Jürgen Rintelen, Mitglied der Priestergemeinschaft
aus: Mitten in der Welt, Heft 171, 2005

Was bedeutet eigentlich eine Selig- oder Heiligsprechung?
Zur Klarstellung vorweg: Für die Betroffenen und für das Verhältnis von Gott zu ihnen (und umgekehrt) bedeutet so eine Feier oder "Erhebung" gar nichts. Wer selig gesprochen wird, rückt im Himmel keinen Rang höher, wenn es dort überhaupt Ränge gibt. Und wenn es sie gibt, kann auch kein Papst und keine Kurie darüber befinden, wer dort an welchen Platz gelangen soll. Das ist allein Gottes Sache.

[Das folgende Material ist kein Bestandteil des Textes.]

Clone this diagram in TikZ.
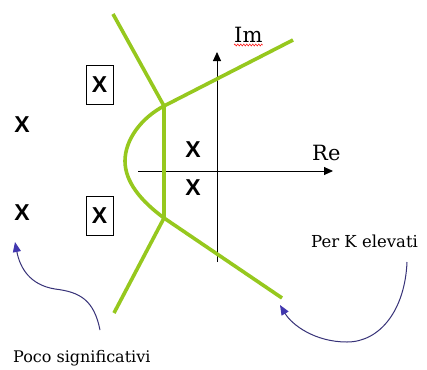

Selig- und Heiligsprechungen, die ganze Heiligenverehrung zielen auf uns Erdenbürger ab, manchmal vor allem auf bestimmte Gruppen oder auf die Gläubigen bestimmter Länder. Es geht im Grunde um die Frage, ob Menschen, die für andere Bedeutung erlangt haben, für diese tatsächlich Anregung, ja Vorbilder auf ihrem Lebensweg sein können. Es ist ja gar nicht so, dass sie alle schon von Anfang an als Heilige gelebt hätten, wie das in manchen Legenden erzählt wird. Viele haben ihr Leben erst im Lauf der Zeit ganz neu auf Gott und ihre Mitmenschen ausgerichtet. Gerade die Berühmtesten, denken wir nur an Franz von Assisi, an Ignatius von Loyola, auch an Teresa von Avila und viele andere, haben ganz deutliche Bekehrungserlebnisse hinter sich und sind dann Wege gegangen, die sie mit der kirchlichen Obrigkeit in Konflikte gebracht haben. Gar nicht selten hat es nach ihrem Tod noch Jahrzehnte gedauert, bis diese Konflikte für ihre Gründungen und Gemeinschaften überwunden waren.


Dann war oder ist eine Selig- oder Heiligsprechung die Bestätigung durch die Verantwortlichen in der Kirche: Ja doch, die Lebensweise dieses Menschen war - zumindest in der letzten Phase - vorbildlich für ein Leben aus dem Glauben. Und was er oder sie auf den Weg gebracht hat (oft sind das ja geistliche Gemeinschaften oder Orden), hat einen berechtigten Platz in der Kirche. Auch wenn das am Anfang vielleicht sehr unsicher schien oder, wie man oft sagt, wenn sie ihrer jeweiligen Zeit weit voraus waren und zunächst unverstanden blieben. Was sie erspürt und gewirkt haben, war offensichtlich doch von Gottes Geist bewegt.


Nun sind aber schon jene Heiligen, die wir namentlich kennen und ehren, so vielfältig und untereinander verschieden, dass niemand alle zugleich zum Vorbild für sein Leben als Christ nehmen kann: Hedwig, Birgitta von Schweden, Kaiser Karl, Bruder Klaus von Flüe, Franz von Assisi, Katharina von Siena usw. Oh ja, es gibt sehr verschiedene Wege zur Vollendung in Gott. Und doch kommen alle in einem überein: in der Ausrichtung auf das Evangelium. Oder noch direkter: in der Ausrichtung auf Jesus selbst, der für uns Mensch geworden ist. Sie alle haben versucht, ihr Leben jeweils an ihrem Platz nach seinem Leben und seiner Lehre zu gestalten, deren Kern Jesus selbst so benannt hat: Du sollst den Herrn, deinen Gott, lieben aus ganzem Herzen und mit aller Kraft und deinen Nächsten wie dich selbst. Und die Seligpreisungen lassen sich doch so zusammenfassen: Selig, wenn ihr Christus ähnlich werdet, vom Verhalten im Zusammenleben in dieser Welt bis hinein ins Leiden. Solches Leiden ist doch nicht eine extra Strafaktion Gottes für bestimmte Menschen, sondern eine Folge all der Verkehrtheiten, die von alters her und immer wieder durch die Sünde in unser Verhalten geraten sind. Christus hat das Leiden ausgehalten und sich darin ganz in die Hand des Vaters gegeben - und ist so in die Vollendung eingegangen. Auch in diesem schweren Wegstück können, ja dürfen wir ihm verbunden bleiben.